─── Supplied data ───

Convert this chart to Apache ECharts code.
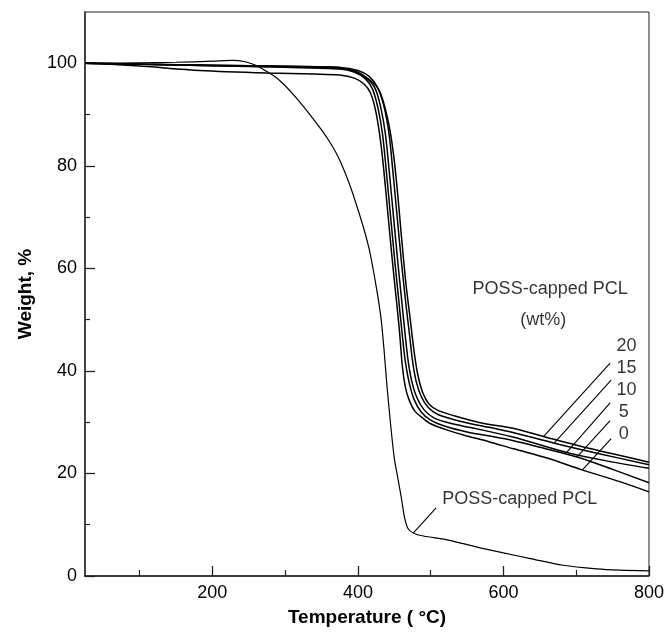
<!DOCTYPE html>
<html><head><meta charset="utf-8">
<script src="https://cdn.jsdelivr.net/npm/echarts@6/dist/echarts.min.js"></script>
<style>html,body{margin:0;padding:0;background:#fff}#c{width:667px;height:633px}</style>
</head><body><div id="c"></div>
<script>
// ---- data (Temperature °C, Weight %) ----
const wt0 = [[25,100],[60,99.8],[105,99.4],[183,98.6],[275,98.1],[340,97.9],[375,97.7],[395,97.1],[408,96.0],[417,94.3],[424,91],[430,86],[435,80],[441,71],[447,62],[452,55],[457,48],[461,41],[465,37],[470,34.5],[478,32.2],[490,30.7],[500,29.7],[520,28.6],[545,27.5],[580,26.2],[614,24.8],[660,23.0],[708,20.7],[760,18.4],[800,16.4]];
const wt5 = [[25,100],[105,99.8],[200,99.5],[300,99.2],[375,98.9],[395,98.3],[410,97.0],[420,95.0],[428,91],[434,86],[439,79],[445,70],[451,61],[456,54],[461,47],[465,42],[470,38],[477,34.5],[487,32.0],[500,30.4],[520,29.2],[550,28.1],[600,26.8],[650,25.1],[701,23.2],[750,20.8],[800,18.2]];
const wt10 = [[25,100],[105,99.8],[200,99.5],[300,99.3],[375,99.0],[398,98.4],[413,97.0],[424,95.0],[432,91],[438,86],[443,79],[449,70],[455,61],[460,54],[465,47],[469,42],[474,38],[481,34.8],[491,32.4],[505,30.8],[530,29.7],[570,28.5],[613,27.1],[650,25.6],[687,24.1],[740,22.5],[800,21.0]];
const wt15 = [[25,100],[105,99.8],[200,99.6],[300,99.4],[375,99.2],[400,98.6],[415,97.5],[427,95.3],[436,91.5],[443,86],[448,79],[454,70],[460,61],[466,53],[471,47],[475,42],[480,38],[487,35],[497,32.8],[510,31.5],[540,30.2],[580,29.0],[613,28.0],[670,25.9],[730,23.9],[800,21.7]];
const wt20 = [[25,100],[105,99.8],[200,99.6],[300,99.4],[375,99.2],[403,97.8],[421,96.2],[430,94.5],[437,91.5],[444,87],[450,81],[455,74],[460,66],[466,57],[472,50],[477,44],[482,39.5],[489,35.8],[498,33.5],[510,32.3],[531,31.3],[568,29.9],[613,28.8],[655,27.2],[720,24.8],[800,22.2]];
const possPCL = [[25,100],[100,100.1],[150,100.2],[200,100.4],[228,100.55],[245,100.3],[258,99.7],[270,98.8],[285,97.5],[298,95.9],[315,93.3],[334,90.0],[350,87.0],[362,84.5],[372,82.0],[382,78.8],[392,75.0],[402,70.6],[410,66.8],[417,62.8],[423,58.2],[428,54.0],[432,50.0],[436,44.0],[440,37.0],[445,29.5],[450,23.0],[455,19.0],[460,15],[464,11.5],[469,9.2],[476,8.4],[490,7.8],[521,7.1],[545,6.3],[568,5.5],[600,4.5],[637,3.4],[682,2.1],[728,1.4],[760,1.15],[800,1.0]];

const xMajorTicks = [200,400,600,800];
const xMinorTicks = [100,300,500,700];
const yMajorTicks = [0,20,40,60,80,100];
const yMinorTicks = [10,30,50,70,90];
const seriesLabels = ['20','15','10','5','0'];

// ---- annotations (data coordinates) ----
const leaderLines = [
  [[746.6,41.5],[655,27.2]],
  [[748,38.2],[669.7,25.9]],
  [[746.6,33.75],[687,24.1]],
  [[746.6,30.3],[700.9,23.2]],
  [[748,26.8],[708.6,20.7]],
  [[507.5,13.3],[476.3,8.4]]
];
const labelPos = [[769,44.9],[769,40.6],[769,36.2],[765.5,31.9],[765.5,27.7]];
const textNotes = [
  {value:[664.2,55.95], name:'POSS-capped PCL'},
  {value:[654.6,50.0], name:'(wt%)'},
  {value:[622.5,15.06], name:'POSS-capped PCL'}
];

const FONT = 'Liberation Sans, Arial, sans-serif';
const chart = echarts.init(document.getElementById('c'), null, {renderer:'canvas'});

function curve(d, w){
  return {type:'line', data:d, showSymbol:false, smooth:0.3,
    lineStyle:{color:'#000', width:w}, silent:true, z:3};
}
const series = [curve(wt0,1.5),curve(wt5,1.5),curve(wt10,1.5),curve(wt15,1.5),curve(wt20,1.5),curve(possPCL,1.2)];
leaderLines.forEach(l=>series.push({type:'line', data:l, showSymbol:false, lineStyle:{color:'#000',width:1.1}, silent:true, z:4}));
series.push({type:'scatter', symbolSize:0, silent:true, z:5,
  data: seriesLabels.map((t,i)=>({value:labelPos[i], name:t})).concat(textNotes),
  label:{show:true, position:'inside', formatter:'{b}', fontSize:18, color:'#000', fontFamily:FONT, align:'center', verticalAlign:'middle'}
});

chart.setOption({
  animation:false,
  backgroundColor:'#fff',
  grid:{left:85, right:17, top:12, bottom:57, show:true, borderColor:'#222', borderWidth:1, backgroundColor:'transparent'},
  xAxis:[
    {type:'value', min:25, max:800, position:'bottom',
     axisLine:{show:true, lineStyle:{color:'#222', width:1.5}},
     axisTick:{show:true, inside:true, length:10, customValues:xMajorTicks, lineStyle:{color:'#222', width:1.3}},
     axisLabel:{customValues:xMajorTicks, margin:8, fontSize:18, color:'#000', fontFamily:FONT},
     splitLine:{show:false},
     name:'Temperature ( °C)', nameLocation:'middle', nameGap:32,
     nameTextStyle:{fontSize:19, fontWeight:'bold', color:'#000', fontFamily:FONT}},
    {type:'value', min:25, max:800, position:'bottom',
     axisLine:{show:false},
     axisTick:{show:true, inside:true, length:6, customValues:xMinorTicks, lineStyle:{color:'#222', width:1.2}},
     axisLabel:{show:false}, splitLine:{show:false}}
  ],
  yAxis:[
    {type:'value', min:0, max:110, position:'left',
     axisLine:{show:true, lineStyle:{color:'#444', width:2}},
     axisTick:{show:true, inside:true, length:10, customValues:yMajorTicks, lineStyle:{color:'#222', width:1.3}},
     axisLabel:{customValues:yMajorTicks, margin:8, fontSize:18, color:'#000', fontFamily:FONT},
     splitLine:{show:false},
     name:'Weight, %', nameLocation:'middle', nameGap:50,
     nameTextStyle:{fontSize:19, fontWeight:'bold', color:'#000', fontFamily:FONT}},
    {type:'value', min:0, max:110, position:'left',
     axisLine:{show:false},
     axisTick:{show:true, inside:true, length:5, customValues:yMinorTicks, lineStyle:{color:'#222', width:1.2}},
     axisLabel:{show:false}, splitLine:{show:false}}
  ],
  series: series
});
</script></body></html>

───
─── Supplied data ───

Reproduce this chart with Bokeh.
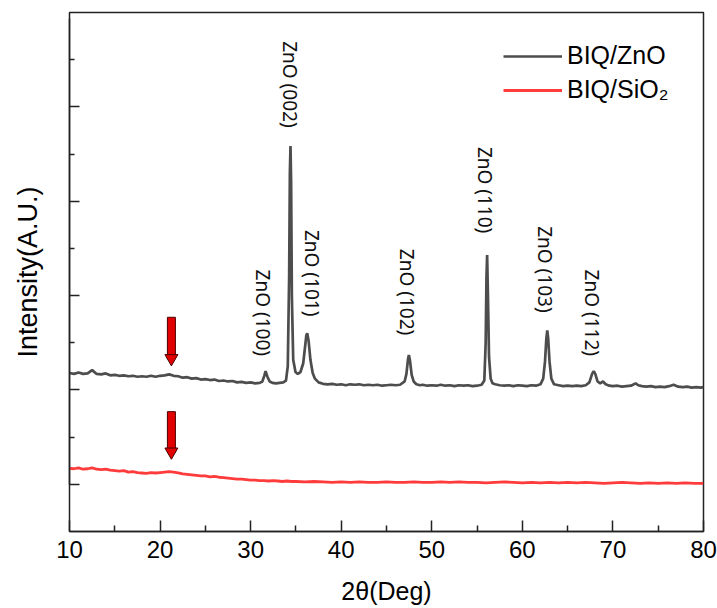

───

== Exercise ==
Look through the entries and work out how many lines have the word "this" in them; reply with that number only.

== Answer to the exercise ==
2